CVs For Dummies (UK Edition)
Need useful and concise tips and rules for writing and submitting a CV (curriculum vitae) in the UK? Look no further. This Cheat Sheet is packed with handy, at-a-glance essential tips and reminders to help make writing your CV a breeze.
Starting to Think about Your CV
Get some paper and a pen or pencil, or grab your laptop and start making some notes for yourself before launching into writing your perfect CV (Curriculum Vitae):
Think about the type of job you want to nab.
Write your key skills such as IT, languages or academic achievements.
List the dates and titles of your previous positions (use years; miss out the months).
Make a note of any additional information the employer might want to know, such as your climb on Kilimanjaro or the charity you volunteer for.
Polishing and Launching Your CV
Hone your information into a killer CV (Curriculum Vitae) with these tips. Before sending out your CV to potential employers or agencies, check you’ve done the following:
Place your information in sections using reverse chronological order and accurate dates. Include skills, employment, education and personal information.

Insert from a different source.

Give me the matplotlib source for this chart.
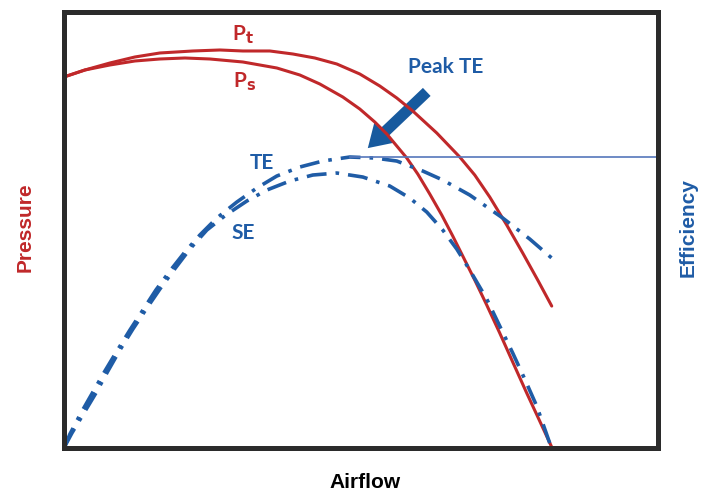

Edit the information mercilessly, tighten up and blitz the excess waffle and conversational tone in favour of a formal tone.
Read through your rough draft several times and ditch awkward phrases.
Format your CV using not more than two standard fonts at minimum 10 point size.
Pay particular attention to detail, grammar and key words.
Forget about including a photograph of yourself, unless you’re applying for jobs in theatre or fashion.
Don’t go over the top with expensive paper if you’re sending out scores of CVs.
Read your CV again before popping it into an envelope (or clicking Send) and sighing with quiet confidence.
What to Leave Out of Your CV
Your final CV needs to be concise, well-written and not hindered by long-winded phrases or excess content that slows the reader down and sabotages an otherwise competitive document. Here are some items to ditch:
Unnecessary document title: You don’t have to begin your CV by flashing across the top ‘Curriculum Vitae’. You know, the employer knows, the entire world knows it’s a CV. Eliminate the document title and use precious space for more vital information.
Career objectives: Oh, so ancient! The reason you’re applying for a position is to either change your career or elevate yourself to the next rung of the corporate ladder. Wasting two or three sentences stating your long-term aspirations doesn’t hit the mark.
Reasons for leaving other jobs: Usually you’re asked such questions on an application form. The employer knows there are lots of reasons why people leave their jobs, otherwise they wouldn’t called it an ‘employment history’. You can explain your reasons at the interview, if asked.
Lessons learnt from your career: Some candidates make the cardinal mistake of stating how many skills they acquired from each position. Instead, use the Key Skills box at the top of your CV to summarise the experience and skills you amassed throughout your career. The CV isn’t a self-searching exercise; it’s there to sell you within two pages.
Salary expectations and how much you earn: An employer usually asks you to write salary information or expectations on a cover letter rather than your CV. You’ve seen the job ad, so you have an idea about how much is being offered.
Family details: The employer isn’t interested in how many times you have been married, or how many offspring you have! Don’t state that you’ve been married for the last ten years with two beautiful children.
Travel memoirs: Don’t write about all the countries you’ve visited and how long you backpacked around them. These details take up too much space and are usually irrelevant. Simply list in your Interests Section that you’ve travelled extensively.
Health: Unless your health directly affects your ability to do the job, it’s irrelevant.
Employment gaps: Modern recruiters realise that people move around from one place to another, change jobs and sometimes take sabbaticals to convalesce or take stock. Unless you have significant gaps in your CV (more than two years), don’t start explaining the reasons you didn’t work from September to February. The employer assumes you were recovering from illness, on sabbatical or waiting for another position.